The Trembling Bridge
Sunday, August 5th, 2007
The Trembling Bridge, by Manfred Jurgensen, explores migration as a rite of passage. It tells the story of Mark, a story in two parts. Part 1 is his boyhood in southern Denmark and northern Germany toward the end of WWII. The second part is about his migration and settlement in Australia, the land of the “beautiful enemy”.
Mark is delicate as a child, who suffers the loss of his father in the war and the premature death of a friend. As the war ends he sees in the refugees who flood into his town, the horror of displacement, hunger, fear, defeat. Because of his ill-health, Mark has to stay for some time in a sanatorium, where he is fascinated and frightened by a very charismatic bigger boy, Sannes, who on one occasion, sexually assaults him. Sannes is the focus of the sequel novel to be published by Indra in late 2004, The Eyes of the Tiger.
From the Bonnegilla migrant camp, to the secondary school examinations board, Mark’s life gradually becomes more established. The story ends on a positive note, as if, after the often harrowing hard work of growing up and settling into a new country Mark feels he is about to set off into the independence of his maturity.
March 2004, 344 pp
Paperback, 216 x 138 mm
ISBN 1 92078703 8
Fiction, 1st edition
RRP $aud 26-95
ISBN-13 9781920787035
The Author
Originally from Denmark, Manfred Jurgensen settled in Australia at the age of twenty-one, working as actor, playwright and reviewer. Manfred started publishing poetry in the early seventies and to date, he has produced thirteen collections.
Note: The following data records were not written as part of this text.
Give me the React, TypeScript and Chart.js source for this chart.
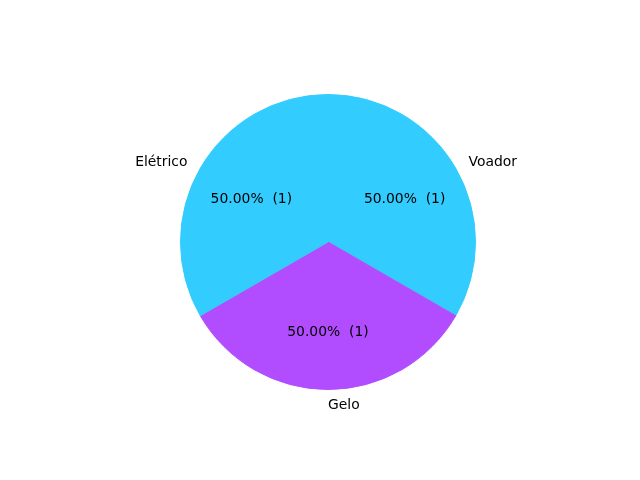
import React, { useEffect, useRef } from "react";
import { Chart, registerables } from "chart.js";

Chart.register(...registerables);

// Chart.js draws clockwise from top; order chosen so layout matches the reference
const categories = ["Voador", "Gelo", "Elétrico"];
const values = [1, 1, 1];
const pctLabels = ["50.00%  (1)", "50.00%  (1)", "50.00%  (1)"];
const colors = ["#33ccff", "#b24dff", "#33ccff"];

const labelPlugin = {
  id: "pieLabels",
  afterDraw(chart: any) {
    const ctx = chart.ctx;
    const meta = chart.getDatasetMeta(0);
    ctx.save();
    ctx.font = "13.9px 'DejaVu Sans'";
    ctx.fillStyle = "#000";
    ctx.textBaseline = "middle";
    meta.data.forEach((arc: any, i: number) => {
      const { x, y, outerRadius, startAngle, endAngle } = arc.getProps(
        ["x", "y", "outerRadius", "startAngle", "endAngle"],
        true
      );
      const mid = (startAngle + endAngle) / 2;
      const c = Math.cos(mid);
      const s = Math.sin(mid);
      const dy = 1.5;
      ctx.textAlign = c > -0.01 ? "left" : "right";
      ctx.fillText(categories[i], x + c * outerRadius * 1.1, y + s * outerRadius * 1.1 + dy);
      ctx.textAlign = "center";
      ctx.fillText(pctLabels[i], x + c * outerRadius * 0.6, y + s * outerRadius * 0.6 + dy);
    });
    ctx.restore();
  },
};

export default function App() {
  const ref = useRef<HTMLCanvasElement>(null);
  useEffect(() => {
    if (!ref.current) return;
    const chart = new Chart(ref.current, {
      type: "pie",
      data: {
        labels: categories,
        datasets: [
          {
            data: values,
            backgroundColor: colors,
            borderColor: colors,
            borderWidth: 1,
          },
        ],
      },
      options: {
        responsive: false,
        animation: false,
        layout: { padding: { top: 94, bottom: 90, left: 180, right: 164 } },
        plugins: {
          legend: { display: false },
          tooltip: { enabled: false },
        },
      },
      plugins: [labelPlugin],
    });
    return () => chart.destroy();
  }, []);
  return (
    <div style={{ position: "fixed", left: 0, top: 0, width: 640, height: 480, background: "#fff" }}>
      <canvas ref={ref} width={640} height={480} style={{ width: 640, height: 480 }} />
    </div>
  );
}
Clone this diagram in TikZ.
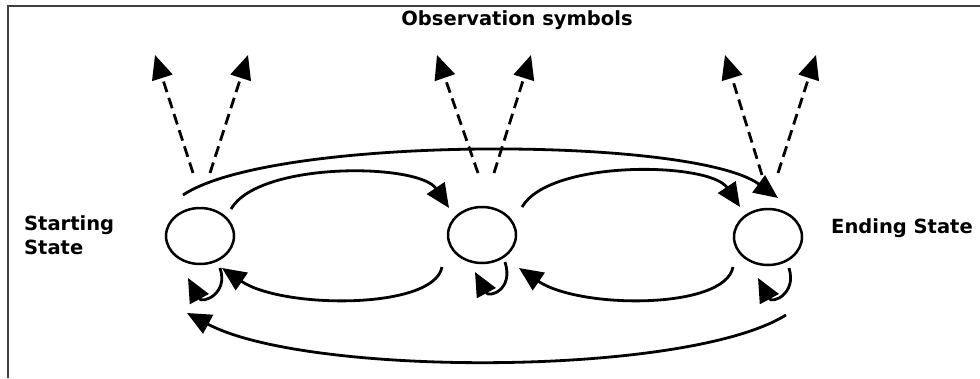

He taught literature at Melbourne, Monash and Queensland University where he was appointed to a Personal Chair. From 1984 to 1996 he edited the influential journal of multicultural literature, Outrider. In 1988 he edited the bicentennial Penguin anthology, Australian Writing Now (co-editor Robert Adamson).
Over the last twenty years Manfred has published novels, plays, film scripts, diaries, essays, short stories, literary criticism and poetry. In addition to his writings in English, much of his literary and academic work appears in German. He is a prolific translator and advocate of contemporary Australian literature.
Manfred’s books published by Indra, are The Trembling Bridge and The Eyes of the Tiger.